Continued unrest in the Middle East and North Africa has pushed up global crude oil prices, which have now risen to more than $116 a barrel, while rising US inventories widened the spread between European and US prices.

The 12-crude basket of exports from the member states of the international oil producers group Opec pushed past $100 a barrel to $105.88 a barrel on 23 February, the last date for which prices were available.

In Europe, Brent crude prices hit $116.33 a barrel at the end of trading on 23 February, up $13.85 from 17 February, when it was valued at $102.48 a barrel.

The European crude market has been supported by ongoing threats to supply from the Middle East due to the current political upheaval in Libya, Egypt and Bahrain.

Barclays Capital estimates that about 1 million barrels a day (b/d) of Libyan production is likely to be shut in.

Italy is the biggest buyer of Libyan crude, with imports averaging 376,000 b/d in 2010. The country’s gas sector will feel the effects more acutely than oil supplies, however.

“The latest unrest in Libya shines the spotlight on risks to natural gas supply in the region,” say analysts at Barclays Capital.

Libya exported more than 9 billion cubic metres of gas to Italy in 2010, accounting for 11 per cent of the countries gas demand, via the Green Stream pipeline. Italy’s Eni announced yesterday that it is currently in the process of emptying this pipeline due to supply disruptions in Libya and the physical threat to staff (MEED 23:2:11).

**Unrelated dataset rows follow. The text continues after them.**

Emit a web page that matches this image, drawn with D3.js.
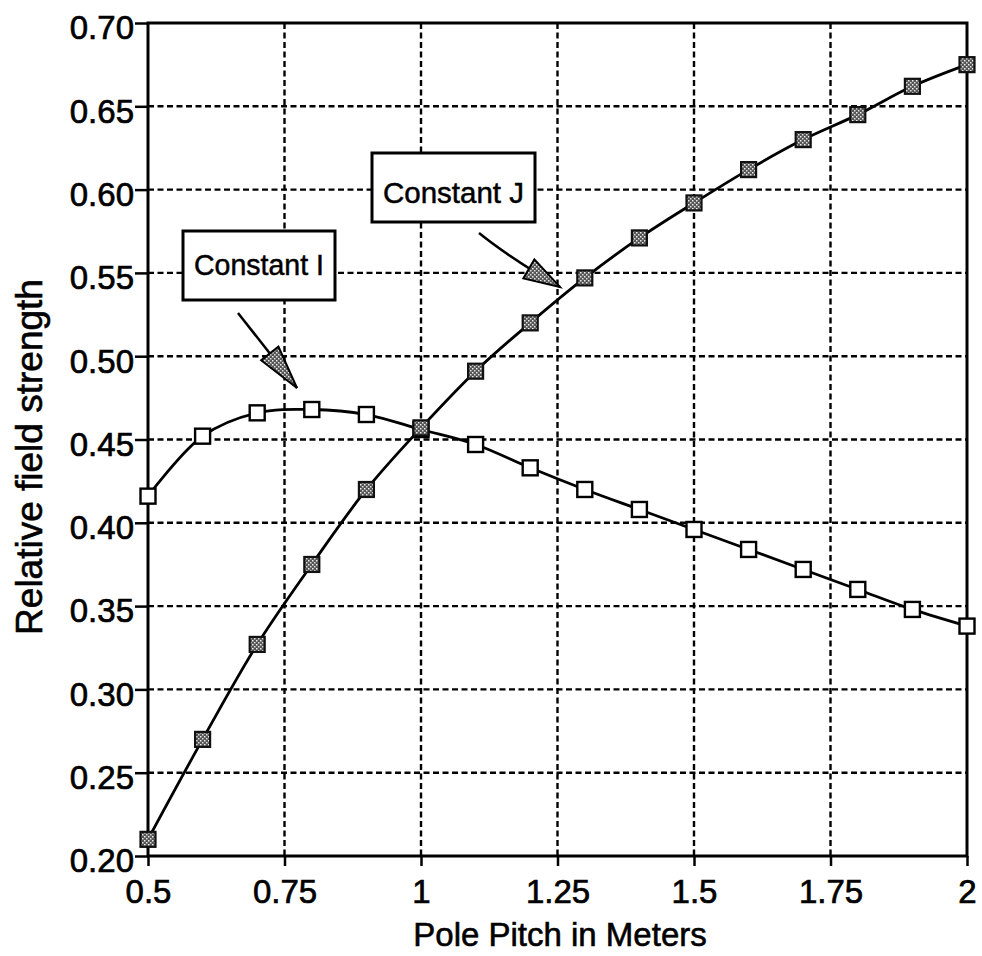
<!DOCTYPE html>
<html><head><meta charset="utf-8">
<script src="https://cdn.jsdelivr.net/npm/d3@7"></script>
<style>body{margin:0;background:#fff}svg{display:block}text{font-family:"Liberation Sans",Arial,sans-serif;fill:#000}</style>
</head><body><svg id="c" width="982" height="956"></svg>
<script>
const xValues = [0.5,0.6,0.7,0.8,0.9,1.0,1.1,1.2,1.3,1.4,1.5,1.6,1.7,1.8,1.9,2.0];
const constantI = [0.416,0.452,0.466,0.468,0.465,0.456,0.447,0.433,0.420,0.408,0.396,0.384,0.372,0.360,0.348,0.338];
const constantJ = [0.210,0.270,0.327,0.375,0.420,0.457,0.491,0.520,0.547,0.571,0.592,0.612,0.630,0.645,0.662,0.675];
const xTicks = [0.5,0.75,1,1.25,1.5,1.75,2];
const xTickLabels = ["0.5","0.75","1","1.25","1.5","1.75","2"];
const yTicks = [0.20,0.25,0.30,0.35,0.40,0.45,0.50,0.55,0.60,0.65,0.70];

const svg = d3.select("#c");
const L=148,R=967,T=23,B=856;
const x = d3.scaleLinear().domain([0.5,2]).range([L,R]);
const y = d3.scaleLinear().domain([0.2,0.7]).range([B,T]);

const defs = svg.append("defs");
const pat = defs.append("pattern").attr("id","hatch").attr("patternUnits","userSpaceOnUse").attr("width",4).attr("height",4);
pat.append("rect").attr("width",4).attr("height",4).attr("fill","#555");
pat.append("rect").attr("x",0).attr("y",0).attr("width",1.5).attr("height",1.5).attr("fill","#eee");
pat.append("rect").attr("x",2).attr("y",2).attr("width",1.5).attr("height",1.5).attr("fill","#ddd");

// grid
const g = svg.append("g");
g.selectAll(".gx").data(xTicks.slice(1,-1)).join("line")
 .attr("x1",d=>x(d)).attr("x2",d=>x(d)).attr("y1",T).attr("y2",B)
 .attr("stroke","#000").attr("stroke-width",2.4).attr("stroke-dasharray","6,3.5");
g.selectAll(".gy").data(yTicks.slice(1,-1)).join("line")
 .attr("y1",d=>y(d)).attr("y2",d=>y(d)).attr("x1",L).attr("x2",R)
 .attr("stroke","#000").attr("stroke-width",2.4).attr("stroke-dasharray","6,3.5");

// axes
const xa = svg.append("g").attr("transform",`translate(0,${B})`)
 .call(d3.axisBottom(x).tickValues(xTicks).tickFormat((d,i)=>xTickLabels[i]).tickSize(10).tickPadding(0));
const ya = svg.append("g").attr("transform",`translate(${L},0)`)
 .call(d3.axisLeft(y).tickValues(yTicks).tickFormat(d3.format(".2f")).tickSize(13).tickPadding(2));
[xa,ya].forEach(a=>{a.select(".domain").remove();a.selectAll("line").attr("stroke","#000").attr("stroke-width",2.5);
 a.selectAll("text").attr("font-size",33).attr("font-family","Liberation Sans, Arial, sans-serif").attr("fill","#000")
  .attr("stroke","#000").attr("stroke-width",0.7);});
xa.selectAll("text").attr("y",47).attr("dy",0);
ya.selectAll("text").attr("x",-14).attr("dy","0.48em");
svg.append("rect").attr("x",L).attr("y",T).attr("width",R-L).attr("height",B-T)
 .attr("fill","none").attr("stroke","#000").attr("stroke-width",3);

// titles
svg.append("text").attr("x",560).attr("y",946).attr("text-anchor","middle").attr("font-size",33)
 .attr("stroke","#000").attr("stroke-width",0.6).text("Pole Pitch in Meters");
svg.append("text").attr("transform",`translate(42,457) rotate(-90)`).attr("text-anchor","middle").attr("font-size",37)
 .attr("stroke","#000").attr("stroke-width",0.6).text("Relative field strength");

// lines
const line = d3.line().x(d=>x(d[0])).y(d=>y(d[1])).curve(d3.curveCatmullRom);
const dI = xValues.map((v,i)=>[v,constantI[i]]);
const dJ = xValues.map((v,i)=>[v,constantJ[i]]);
svg.append("path").attr("d",line(dI)).attr("fill","none").attr("stroke","#000").attr("stroke-width",2.8);
svg.append("path").attr("d",line(dJ)).attr("fill","none").attr("stroke","#000").attr("stroke-width",2.8);

const s=15;
svg.selectAll(".mI").data(dI).join("rect").attr("x",d=>x(d[0])-s/2).attr("y",d=>y(d[1])-s/2)
 .attr("width",s).attr("height",s).attr("fill","#fff").attr("stroke","#000").attr("stroke-width",2.4);
svg.selectAll(".mJ").data(dJ).join("rect").attr("x",d=>x(d[0])-s/2).attr("y",d=>y(d[1])-s/2)
 .attr("width",s).attr("height",s).attr("fill","url(#hatch)").attr("stroke","#111").attr("stroke-width",2.2);

// annotations
function box(x0,y0,w,h,label,base){
 svg.append("rect").attr("x",x0).attr("y",y0).attr("width",w).attr("height",h).attr("fill","#fff").attr("stroke","#000").attr("stroke-width",3);
 svg.append("text").attr("x",x0+w/2).attr("y",base).attr("text-anchor","middle").attr("font-size",30)
  .attr("textLength",w-22).attr("lengthAdjust","spacingAndGlyphs").attr("stroke","#000").attr("stroke-width",0.5).text(label);
}
function arrow(p0,ctrl,tip,hl,hw){
 const pts = ctrl?`M${p0[0]},${p0[1]}Q${ctrl[0]},${ctrl[1]} ${tip[0]},${tip[1]}`:`M${p0[0]},${p0[1]}L${tip[0]},${tip[1]}`;
 svg.append("path").attr("d",pts).attr("fill","none").attr("stroke","#000").attr("stroke-width",2.5);
 const from = ctrl||p0;
 const ang = Math.atan2(tip[1]-from[1],tip[0]-from[0]);
 const bx = tip[0]-hl*Math.cos(ang), by = tip[1]-hl*Math.sin(ang);
 const px = -Math.sin(ang)*hw, py = Math.cos(ang)*hw;
 svg.append("path").attr("d",`M${tip[0]},${tip[1]}L${bx+px},${by+py}L${bx-px},${by-py}Z`)
  .attr("fill","url(#hatch)").attr("stroke","#000").attr("stroke-width",2).attr("stroke-linejoin","miter");
}
box(183,231,152,69,"Constant I",275);
box(372,153,163,69,"Constant J",203);
arrow([238,313],null,[297,388],44,11);
arrow([479,233],[510,258],[560,287],36,11);
</script></body></html>
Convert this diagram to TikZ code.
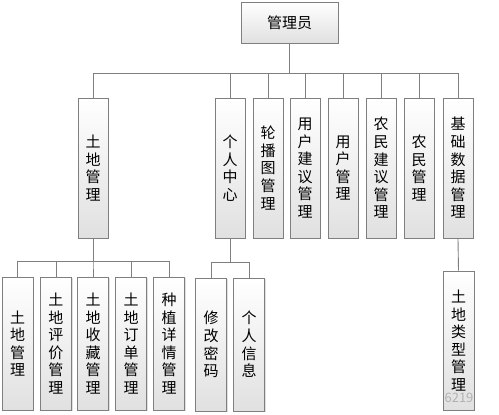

The US’ benchmark March West Texas Intermediate (WTI) contract was trading at $100.63 a barrel on 23 February, up $15.72 a barrel from seven days earlier when it was valued at $84.91 a barrel.

The spread between Brent and WTI prices has now increased to $13.85 a barrel.

Crude stockpiles in the US have risen to the highest levels since at least 2004, as sluggish demand for gasoline kept storage tanks full. The supply of gasoline was reduced by 0.3 per cent in the week ending 4 February, according to the US Energy Department, extending the drop in demand to six consecutive weeks.